## Start RECORDS SUPPLIED

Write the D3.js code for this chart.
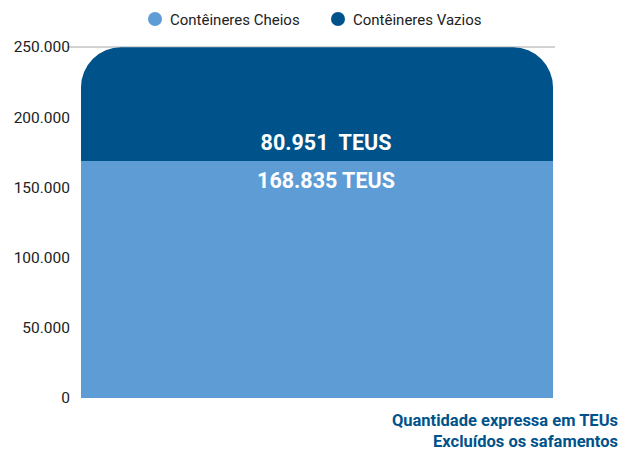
<!DOCTYPE html>
<meta charset="utf-8">
<html>
<head>
<style>
  body { margin: 0; background: #fff; }
  text { font-family: Roboto, "Noto Sans", sans-serif; }
</style>
</head>
<body>
<div id="chart"></div>
<script src="https://d3js.org/d3.v7.min.js"></script>
<script>
    // data
    let seriesNames = ['Contêineres Cheios', 'Contêineres Vazios'];
    let seriesColors = ['#5e9cd5', '#00538a'];
    let seriesValues = [168835, 80951];
    let barLabels = ['168.835 TEUS', '80.951  TEUS'];
    let yTicks = [0, 50000, 100000, 150000, 200000, 250000];
    let notes = ['Quantidade expressa em TEUs', 'Excluídos os safamentos'];

    let width = 635, height = 453;
    let fmt = d3.format(',');
    let fmtBR = v => fmt(v).replace(/,/g, '.');

    let svg = d3.select('#chart').append('svg')
        .attr('width', width).attr('height', height);

    let y = d3.scaleLinear().domain([0, 250000]).range([398, 47]);
    let x0 = 81, x1 = 553;

    // top gridline
    svg.append('line')
        .attr('x1', 67).attr('x2', 555)
        .attr('y1', y(250000)).attr('y2', y(250000))
        .attr('stroke', '#a6a6a6').attr('stroke-width', 1);

    // y axis labels
    let yAxis = svg.append('g')
        .attr('transform', 'translate(70,0)')
        .call(d3.axisLeft(y).tickValues(yTicks).tickFormat(fmtBR).tickSize(0).tickPadding(0));
    yAxis.select('.domain').remove();
    yAxis.selectAll('text')
        .attr('font-size', 15.5).attr('fill', '#222')
        .attr('font-family', 'Roboto');

    // stacked bar
    let stacked = [];
    let acc = 0;
    seriesValues.forEach((v, i) => {
        stacked.push({ y0: acc, y1: acc + v, i: i });
        acc += v;
    });

    let r = 40;
    stacked.forEach((d, k) => {
        let top = y(d.y1), bot = y(d.y0);
        let path;
        if (k === stacked.length - 1) {
            path = `M${x0},${bot} L${x0},${top + r} A${r},${r} 0 0 1 ${x0 + r},${top}
                    L${x1 - r},${top} A${r},${r} 0 0 1 ${x1},${top + r} L${x1},${bot} Z`;
        } else {
            path = `M${x0},${bot} L${x0},${top} L${x1},${top} L${x1},${bot} Z`;
        }
        svg.append('path').attr('d', path).attr('fill', seriesColors[d.i]);
    });

    // bar labels
    let cx = (x0 + x1) / 2 + 9;
    svg.append('text')
        .attr('x', cx).attr('y', y(stacked[1].y0) - 11)
        .attr('text-anchor', 'middle')
        .attr('font-size', 21.5).attr('font-weight', 'bold').attr('fill', '#fff')
        .style('white-space', 'pre')
        .text(barLabels[1]);
    svg.append('text')
        .attr('x', cx).attr('y', y(stacked[0].y1) + 27)
        .attr('text-anchor', 'middle')
        .attr('font-size', 21.5).attr('font-weight', 'bold').attr('fill', '#fff')
        .text(barLabels[0]);

    // legend
    let legendX = [155, 338];
    seriesNames.forEach((n, i) => {
        svg.append('circle').attr('cx', legendX[i]).attr('cy', 19).attr('r', 7)
            .attr('fill', seriesColors[i]);
        svg.append('text').attr('x', legendX[i] + 15).attr('y', 24.5)
            .attr('font-size', 15).attr('fill', '#222').text(n);
    });

    // notes
    notes.forEach((t, i) => {
        svg.append('text').attr('x', 618).attr('y', 426 + i * 21)
            .attr('text-anchor', 'end')
            .attr('font-size', 16.5).attr('font-weight', 'bold').attr('fill', '#00538a')
            .text(t);
    });
</script>
</body>
</html>
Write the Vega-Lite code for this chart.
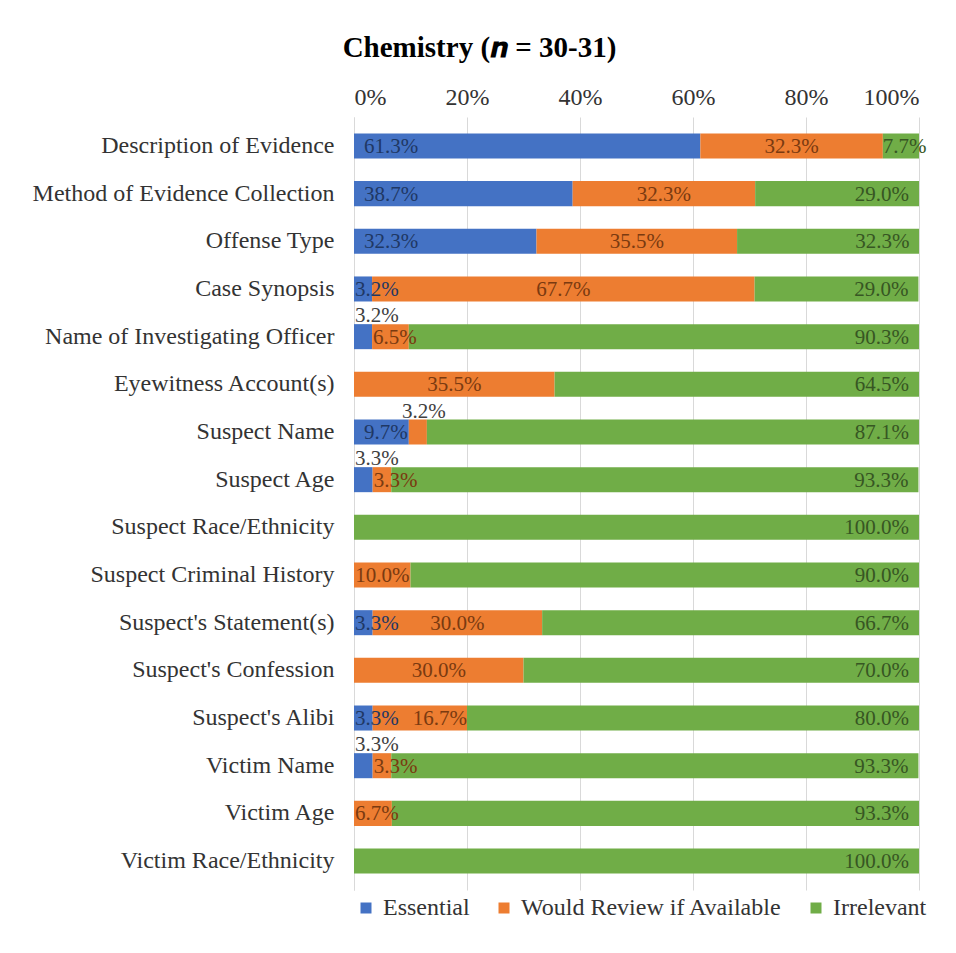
{
  "$schema": "https://vega.github.io/schema/vega-lite/v6.json",
  "autosize": {"type": "none"},
  "padding": {"left": 354, "top": 117, "right": 37, "bottom": 63},
  "width": 565,
  "height": 773,
  "background": "white",
  "config": {
    "font": "Liberation Serif",
    "text": {"font": "Liberation Serif"},
    "axis": {"labelFont": "Liberation Serif", "titleFont": "Liberation Serif"},
    "legend": {"labelFont": "Liberation Serif", "titleFont": "Liberation Serif"},
    "title": {"font": "Liberation Serif"},
    "view": {"stroke": null}
  },
  "title": {
    "text": "Chemistry (𝒏 = 30-31)",
    "font": "Liberation Serif",
    "fontSize": 29,
    "fontWeight": "bold",
    "color": "#000000",
    "anchor": "middle",
    "frame": "bounds",
    "offset": 22
  },
  "data": {
    "values": [
      {"cat": "Description of Evidence", "resp": "Essential", "v": 0.613},
      {"cat": "Description of Evidence", "resp": "Would Review if Available", "v": 0.323},
      {"cat": "Description of Evidence", "resp": "Irrelevant", "v": 0.077},
      {"cat": "Method of Evidence Collection", "resp": "Essential", "v": 0.387},
      {"cat": "Method of Evidence Collection", "resp": "Would Review if Available", "v": 0.323},
      {"cat": "Method of Evidence Collection", "resp": "Irrelevant", "v": 0.29},
      {"cat": "Offense Type", "resp": "Essential", "v": 0.323},
      {"cat": "Offense Type", "resp": "Would Review if Available", "v": 0.355},
      {"cat": "Offense Type", "resp": "Irrelevant", "v": 0.323},
      {"cat": "Case Synopsis", "resp": "Essential", "v": 0.032},
      {"cat": "Case Synopsis", "resp": "Would Review if Available", "v": 0.677},
      {"cat": "Case Synopsis", "resp": "Irrelevant", "v": 0.29},
      {"cat": "Name of Investigating Officer", "resp": "Essential", "v": 0.032},
      {"cat": "Name of Investigating Officer", "resp": "Would Review if Available", "v": 0.065},
      {"cat": "Name of Investigating Officer", "resp": "Irrelevant", "v": 0.903},
      {"cat": "Eyewitness Account(s)", "resp": "Would Review if Available", "v": 0.355},
      {"cat": "Eyewitness Account(s)", "resp": "Irrelevant", "v": 0.645},
      {"cat": "Suspect Name", "resp": "Essential", "v": 0.097},
      {"cat": "Suspect Name", "resp": "Would Review if Available", "v": 0.032},
      {"cat": "Suspect Name", "resp": "Irrelevant", "v": 0.871},
      {"cat": "Suspect Age", "resp": "Essential", "v": 0.033},
      {"cat": "Suspect Age", "resp": "Would Review if Available", "v": 0.033},
      {"cat": "Suspect Age", "resp": "Irrelevant", "v": 0.933},
      {"cat": "Suspect Race/Ethnicity", "resp": "Irrelevant", "v": 1.0},
      {"cat": "Suspect Criminal History", "resp": "Would Review if Available", "v": 0.1},
      {"cat": "Suspect Criminal History", "resp": "Irrelevant", "v": 0.9},
      {"cat": "Suspect's Statement(s)", "resp": "Essential", "v": 0.033},
      {"cat": "Suspect's Statement(s)", "resp": "Would Review if Available", "v": 0.3},
      {"cat": "Suspect's Statement(s)", "resp": "Irrelevant", "v": 0.667},
      {"cat": "Suspect's Confession", "resp": "Would Review if Available", "v": 0.3},
      {"cat": "Suspect's Confession", "resp": "Irrelevant", "v": 0.7},
      {"cat": "Suspect's Alibi", "resp": "Essential", "v": 0.033},
      {"cat": "Suspect's Alibi", "resp": "Would Review if Available", "v": 0.167},
      {"cat": "Suspect's Alibi", "resp": "Irrelevant", "v": 0.8},
      {"cat": "Victim Name", "resp": "Essential", "v": 0.033},
      {"cat": "Victim Name", "resp": "Would Review if Available", "v": 0.033},
      {"cat": "Victim Name", "resp": "Irrelevant", "v": 0.933},
      {"cat": "Victim Age", "resp": "Would Review if Available", "v": 0.067},
      {"cat": "Victim Age", "resp": "Irrelevant", "v": 0.933},
      {"cat": "Victim Race/Ethnicity", "resp": "Irrelevant", "v": 1.0}
    ]
  },
  "transform": [
    {"calculate": "indexof(['Essential','Would Review if Available','Irrelevant'], datum.resp)", "as": "ord"},
    {"stack": "v", "groupby": ["cat"], "sort": [{"field": "ord", "order": "ascending"}], "offset": "zero", "as": ["x0", "x1"]},
    {"calculate": "(datum.x0 + datum.x1) / 2", "as": "mid"},
    {"calculate": "(datum.cat == 'Name of Investigating Officer' && datum.resp == 'Essential') || (datum.cat == 'Suspect Name' && datum.resp == 'Would Review if Available') || (datum.cat == 'Suspect Age' && datum.resp == 'Essential') || (datum.cat == 'Victim Name' && datum.resp == 'Essential')", "as": "callout"}
  ],
  "encoding": {
    "y": {
      "field": "cat",
      "type": "nominal",
      "sort": null,
      "scale": {"paddingInner": 0.475, "paddingOuter": 0.345},
      "axis": {
        "title": null,
        "labelFont": "Liberation Serif",
        "labelFontSize": 24,
        "labelColor": "#333333",
        "labelPadding": 20,
        "ticks": false,
        "domain": true,
        "domainColor": "#d9d9d9",
        "labelLimit": 400
      }
    }
  },
  "layer": [
    {
      "mark": {"type": "bar", "clip": true},
      "encoding": {
        "x": {
          "field": "x0",
          "type": "quantitative",
          "scale": {"domain": [0, 1], "nice": false},
          "axis": {
            "orient": "top",
            "title": null,
            "format": ".0%",
            "values": [0, 0.2, 0.4, 0.6, 0.8, 1],
            "grid": true,
            "gridColor": "#d9d9d9",
            "domain": false,
            "ticks": false,
            "labelFont": "Liberation Serif",
            "labelFontSize": 24,
            "labelColor": "#333333",
            "labelPadding": 8
          }
        },
        "x2": {"field": "x1"},
        "color": {
          "field": "resp",
          "type": "nominal",
          "scale": {
            "domain": ["Essential", "Would Review if Available", "Irrelevant"],
            "range": ["#4472C4", "#ED7D31", "#70AD47"]
          },
          "legend": {
            "orient": "bottom",
            "direction": "horizontal",
            "title": null,
            "symbolType": "square",
            "symbolSize": 121,
            "symbolStrokeWidth": 0,
            "labelFont": "Liberation Serif",
            "labelFontSize": 24,
            "labelColor": "#333333",
            "labelOffset": 5,
            "columnPadding": 22,
            "labelLimit": 400,
            "offset": 6
          }
        }
      }
    },
    {
      "transform": [{"filter": "datum.resp == 'Essential' && !datum.callout && datum.v >= 0.05"}],
      "mark": {"type": "text", "font": "Liberation Serif", "align": "left", "baseline": "middle", "dx": 10, "dy": 1, "fontSize": 21, "color": "#1F3864"},
      "encoding": {
        "x": {"field": "x0", "type": "quantitative"},
        "text": {"field": "v", "type": "quantitative", "format": ".1%"}
      }
    },
    {
      "transform": [{"filter": "datum.resp == 'Essential' && !datum.callout && datum.v < 0.05"}],
      "mark": {"type": "text", "font": "Liberation Serif", "align": "left", "baseline": "middle", "dx": 1, "dy": 1, "fontSize": 21, "color": "#1F3864"},
      "encoding": {
        "x": {"field": "x0", "type": "quantitative"},
        "text": {"field": "v", "type": "quantitative", "format": ".1%"}
      }
    },
    {
      "transform": [{"filter": "datum.resp == 'Would Review if Available' && !datum.callout && datum.v >= 0.1 && datum.cat != \"Suspect's Alibi\""}],
      "mark": {"type": "text", "font": "Liberation Serif", "align": "center", "baseline": "middle", "dy": 1, "fontSize": 21, "color": "#7A3A10"},
      "encoding": {
        "x": {"field": "mid", "type": "quantitative"},
        "text": {"field": "v", "type": "quantitative", "format": ".1%"}
      }
    },
    {
      "transform": [{"filter": "datum.resp == 'Would Review if Available' && !datum.callout && datum.v < 0.1"}],
      "mark": {"type": "text", "font": "Liberation Serif", "align": "left", "baseline": "middle", "dx": 1, "dy": 1, "fontSize": 21, "color": "#7A3A10"},
      "encoding": {
        "x": {"field": "x0", "type": "quantitative"},
        "text": {"field": "v", "type": "quantitative", "format": ".1%"}
      }
    },
    {
      "transform": [{"filter": "datum.resp == 'Would Review if Available' && datum.cat == \"Suspect's Alibi\""}],
      "mark": {"type": "text", "font": "Liberation Serif", "align": "right", "baseline": "middle", "dx": 0, "dy": 1, "fontSize": 21, "color": "#7A3A10"},
      "encoding": {
        "x": {"field": "x1", "type": "quantitative"},
        "text": {"field": "v", "type": "quantitative", "format": ".1%"}
      }
    },
    {
      "transform": [{"filter": "datum.resp == 'Irrelevant' && datum.v >= 0.1"}],
      "mark": {"type": "text", "font": "Liberation Serif", "align": "right", "baseline": "middle", "dx": -10, "dy": 1, "fontSize": 21, "color": "#375623"},
      "encoding": {
        "x": {"field": "x1", "type": "quantitative"},
        "text": {"field": "v", "type": "quantitative", "format": ".1%"}
      }
    },
    {
      "transform": [{"filter": "datum.resp == 'Irrelevant' && datum.v < 0.1"}],
      "mark": {"type": "text", "font": "Liberation Serif", "align": "center", "baseline": "middle", "dy": 1, "fontSize": 21, "color": "#375623"},
      "encoding": {
        "x": {"field": "mid", "type": "quantitative"},
        "text": {"field": "v", "type": "quantitative", "format": ".1%"}
      }
    },
    {
      "transform": [{"filter": "datum.callout && datum.resp == 'Essential'"}],
      "mark": {"type": "text", "font": "Liberation Serif", "align": "left", "baseline": "middle", "dx": 1, "dy": -21, "fontSize": 21, "color": "#404040"},
      "encoding": {
        "x": {"field": "x0", "type": "quantitative"},
        "text": {"field": "v", "type": "quantitative", "format": ".1%"}
      }
    },
    {
      "transform": [{"filter": "datum.callout && datum.resp == 'Would Review if Available'"}],
      "mark": {"type": "text", "font": "Liberation Serif", "align": "center", "baseline": "middle", "dx": 6, "dy": -20, "fontSize": 21, "color": "#404040"},
      "encoding": {
        "x": {"field": "mid", "type": "quantitative"},
        "text": {"field": "v", "type": "quantitative", "format": ".1%"}
      }
    }
  ]
}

## End RECORDS SUPPLIED

- EXERCISE BRIEF: Pick out each line in the material containing "code".

- PROBLEM SOLUTION:
Write the D3.js code for this chart.
Write the Vega-Lite code for this chart.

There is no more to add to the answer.